At the moment I’m balancing regular web editing shifts at the Telegraph with my own writing and a digital archive project at Oxford Brookes University.
For a hack who’s spent her whole career on newspapers, higher education is a whole new world. Not only is Brookes not on an industrial estate with a kebab van as the nearest source of sustenance if you forget your lunch (fresh deli salad counter anyone? Starbucks? Menu put together by Leon co-founder Allegra McEvedy?), but its newest building won a RIBA award and it has stuff like a gym, dentist and its own bus service. It’s pretty fancy compared to newsroom life.
I’ve been curating, collating, writing, researching and generally putting together content for a digital archive of the university’s history. It’s really exciting to be working on something so different to what I’m used to, and it should launch later in the year to mark Brookes’ 150th anniversary.
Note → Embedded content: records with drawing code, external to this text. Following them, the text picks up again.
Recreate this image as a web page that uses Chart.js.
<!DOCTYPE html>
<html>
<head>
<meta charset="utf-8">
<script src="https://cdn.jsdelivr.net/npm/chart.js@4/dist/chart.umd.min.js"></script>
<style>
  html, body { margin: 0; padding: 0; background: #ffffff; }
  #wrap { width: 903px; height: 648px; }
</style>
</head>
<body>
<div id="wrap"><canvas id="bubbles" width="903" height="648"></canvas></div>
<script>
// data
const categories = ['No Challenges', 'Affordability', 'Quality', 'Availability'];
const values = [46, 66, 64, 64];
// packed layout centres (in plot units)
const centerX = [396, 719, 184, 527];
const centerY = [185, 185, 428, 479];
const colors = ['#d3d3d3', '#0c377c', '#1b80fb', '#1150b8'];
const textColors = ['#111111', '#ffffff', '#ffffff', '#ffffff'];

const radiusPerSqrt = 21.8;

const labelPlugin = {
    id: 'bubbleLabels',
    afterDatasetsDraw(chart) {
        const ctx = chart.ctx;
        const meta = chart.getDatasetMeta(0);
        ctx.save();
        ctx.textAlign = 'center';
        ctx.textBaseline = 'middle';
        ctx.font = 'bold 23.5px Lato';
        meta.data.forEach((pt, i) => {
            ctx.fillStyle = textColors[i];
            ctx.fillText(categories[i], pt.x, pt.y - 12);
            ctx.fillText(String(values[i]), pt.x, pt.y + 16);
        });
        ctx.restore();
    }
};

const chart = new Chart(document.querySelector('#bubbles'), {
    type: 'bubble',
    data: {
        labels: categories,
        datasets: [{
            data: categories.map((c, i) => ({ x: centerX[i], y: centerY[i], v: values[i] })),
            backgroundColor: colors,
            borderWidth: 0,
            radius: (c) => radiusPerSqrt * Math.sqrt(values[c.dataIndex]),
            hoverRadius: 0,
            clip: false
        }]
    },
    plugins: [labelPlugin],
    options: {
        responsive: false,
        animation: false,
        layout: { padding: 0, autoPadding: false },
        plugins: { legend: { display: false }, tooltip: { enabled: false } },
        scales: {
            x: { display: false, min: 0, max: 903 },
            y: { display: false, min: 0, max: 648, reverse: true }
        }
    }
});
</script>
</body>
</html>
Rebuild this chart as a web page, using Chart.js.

While Brookes only became a university in 1992, it’s been going in various incarnations since 1865, when it opened as a tiny art school operating out of just one room in the Taylorian, right next door to the well known Ashmolean.
My feature writing skills were called upon recently to do the main interview for Brookes’ annual magazine, with the university’s Chancellor, Shami Chakrabarti.
I dare you not to be impressed by Chakrabarti. The five-foot-nothing director of Liberty started out as a barrister before taking over as head of the human rights organisation when she was just 34. A regular on Question Time, she’s no stranger to fending off brickbats and wading into political debates, and in 2005 Radio 4’s Today Programme named her one of 10 people who ‘may run Britain’. In person, she’s calmly spoken with a warm manner, but a core of steel. We did have a giggle, and it was a fascinating interview, but I was struck by her almost feline-way of calmly watching, listening and absorbing before responding.
Anyone who fancies a read can click on the link below for a PDF:
And if you need a taster, here’s her on the concept of liberty:
“When I say the word liberty, I’m talking specifically about post-war human rights. It’s not about unfettered freedom – freedom for the wolf would be tyranny for the lamb – but the underlying human rights values; dignity, equality, security, protection from torture and unfair trials, the bundle of rights and freedoms that harness everything you need to flourish as a human being.
“Perhaps most of all, it’s equal treatment, that’s what makes us protect other peoples’ rights and not just our own. You could call it empathy, and without it there is no liberty.”